To make the project more palatable financially, we broke up a large BI implementation plan into multiple cascading sub-projects, each of which built on the success of its predecessor. The value delivered by each step would be used to fund each subsequent step. Planned and executed correctly, the end result would be a low-risk, high-reward project delivering positive value from the first success. Because the project could not continue if any step did not deliver value, the CFO was convinced.

The reason we got the green light is that, as Internet pioneer David Reed concluded (in what has become known as Reed's Law), the value of the network comes not from its capacity, but from the transactions conducted on it. If there is no feasible action the organization can take, then the information the system would uncover has no value and you shouldn't build it. Reed's law of network value was pivotal in our requirements analysis. We identified first the areas where we knew we could deliver a positive value at a low cost-using existing tools wherever possible. For us, that meant building on existing Microsoft SQL and IBM Universe platforms, and building client side views using Access, Excel and basic Web services. As the BI initiative grew, we added the free version of Microsoft Office Sharepoint Server (MOSS), and plan on adding MOSS Enterprise features using some of the savings already delivered.

In one of the first steps, we focused first on patient wait times. Due to the often urgent nature of our practice, the office can fill with last-minute patients and we occasionally have excessive wait times. Historically, the practice felt this was unavoidable. Executive leadership set as a priority for this year to develop a report card about the problem and suggest corrective action.

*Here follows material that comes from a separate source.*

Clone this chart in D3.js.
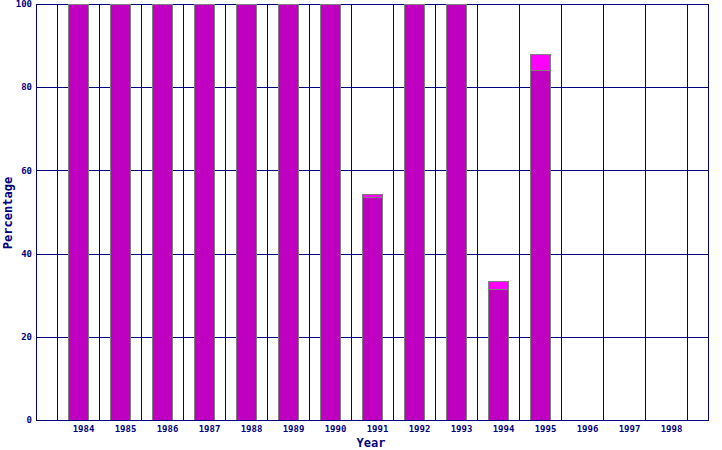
<!DOCTYPE html>
<html><head><meta charset="utf-8">
<script src="https://cdn.jsdelivr.net/npm/d3@7"></script>
<style>body{margin:0;background:#fff;}svg{display:block;}</style>
</head><body>
<svg id="c" width="722" height="450"></svg>
<script>
const years = ["1984","1985","1986","1987","1988","1989","1990","1991","1992","1993","1994","1995","1996","1997","1998"];
const lowerVals = [100,100,100,100,100,100,100,53.5,100,100,31.4,84.1,0,0,0];
const upperVals = [0,0,0,0,0,0,0,0.8,0,0,2.0,4.0,0,0,0];
const yTicks = [0,20,40,60,80,100];

(function(){
const navy = "#000080";
const svg = d3.select("#c");
const pL = 36, pR = 708, pT = 4, pB = 420;
const x = d3.scaleBand().domain(years).range([pL, pR]).paddingInner(0).paddingOuter(0.5);
const y = d3.scaleLinear().domain([0,100]).range([pB, pT]);

// horizontal grid
svg.append("g").selectAll("line").data(yTicks).join("line")
  .attr("x1", pL).attr("x2", pR)
  .attr("y1", d => Math.round(y(d)) + 0.5).attr("y2", d => Math.round(y(d)) + 0.5)
  .attr("stroke", navy).attr("stroke-width", 1);
// vertical grid at band boundaries
const bounds = years.map(d => x(d)).concat([x(years[years.length-1]) + x.bandwidth()]);
svg.append("g").selectAll("line").data(bounds).join("line")
  .attr("x1", d => Math.round(d) + 0.5).attr("x2", d => Math.round(d) + 0.5)
  .attr("y1", pT).attr("y2", pB)
  .attr("stroke", navy).attr("stroke-width", 1);
// border
svg.append("rect").attr("x", pL + 0.5).attr("y", pT + 0.5)
  .attr("width", pR - pL).attr("height", pB - pT)
  .attr("fill", "none").attr("stroke", navy).attr("stroke-width", 1);

const bw = 20;
const bx = d => Math.round(x(d) + x.bandwidth()/2 - bw/2) + 0.5;
const data = years.map((yr, i) => ({yr, lo: lowerVals[i], up: upperVals[i]}));
const g = svg.append("g");
// upper segment
g.selectAll("rect.up").data(data.filter(d => d.up > 0)).join("rect")
  .attr("class","up")
  .attr("x", d => bx(d.yr)).attr("width", bw)
  .attr("y", d => Math.round(y(d.lo + d.up)) + 0.5)
  .attr("height", d => Math.round(y(d.lo)) - Math.round(y(d.lo + d.up)))
  .attr("fill", "#ff00ff").attr("stroke", "#808080").attr("stroke-width", 1);
// lower segment
g.selectAll("rect.lo").data(data.filter(d => d.lo > 0)).join("rect")
  .attr("class","lo")
  .attr("x", d => bx(d.yr)).attr("width", bw)
  .attr("y", d => Math.round(y(d.lo)) + 0.5)
  .attr("height", d => pB - Math.round(y(d.lo)))
  .attr("fill", "#c000c0").attr("stroke", "#808080").attr("stroke-width", 1);

// axes lines redrawn on top
svg.append("line").attr("x1", pL + 0.5).attr("x2", pL + 0.5).attr("y1", pT).attr("y2", pB + 1).attr("stroke", navy);
svg.append("line").attr("x1", pL).attr("x2", pR + 1).attr("y1", pB + 0.5).attr("y2", pB + 0.5).attr("stroke", navy);

const font = "'DejaVu Sans Mono', monospace";
// y tick labels
svg.append("g").selectAll("text").data(yTicks).join("text")
  .attr("x", 32).attr("y", d => y(d)).attr("dy", "0.35em")
  .attr("text-anchor", "end").attr("fill", navy)
  .attr("font-family", font).attr("font-size", 9).attr("font-weight", "bold")
  .text(d => d);
// x tick labels
svg.append("g").selectAll("text").data(years).join("text")
  .attr("x", d => x(d) + x.bandwidth()/2 + 5.5).attr("y", 432)
  .attr("text-anchor", "middle").attr("fill", navy)
  .attr("font-family", font).attr("font-size", 9).attr("font-weight", "bold")
  .text(d => d);
// axis titles
svg.append("text").attr("x", 371).attr("y", 447).attr("text-anchor", "middle")
  .attr("fill", navy).attr("font-family", font).attr("font-size", 12).attr("font-weight", "bold")
  .text("Year");
svg.append("text").attr("transform", "translate(12,213) rotate(-90)").attr("text-anchor", "middle")
  .attr("fill", navy).attr("font-family", font).attr("font-size", 12).attr("font-weight", "bold")
  .text("Percentage");
})();
</script>
</body></html>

Working with the clinical manager of the affected area, we started with simple data discovery from our patient charting system. As a patient moves through the practice, his or her location is entered into this system by the clinical staff in order to ensure that patients get the proper tests before and after their visit with a physician. The time stamps and locations of these events had been logged for compliance purposes, but we had no report to analyze this data.

So we used our BI tools to dive into the data to see what was there. For each and every patient, we had a start and end time for each step of the process, which could then be computed into a statistical model of the typical patient visit. We learned how long typical patients sit in the waiting room and in the exam room waiting for the physician, how long they wait for an assistant, and how long they wait for certain tests. When we compared this data between physicians, visit types and locations, we learned (among many other discoveries) that the scheduling template we use is a key component of patient wait times, and that our model did not leave enough room for handling the additional traffic from urgent care visits that occurred during the day.

This analysis provided us with a road map to improve patient care. We have begun retraining our telephone schedulers to recognize more easily the opportunities for patients to use our urgent care clinic rather than our specialized clinics, so that we can keep scheduled appointments running on time.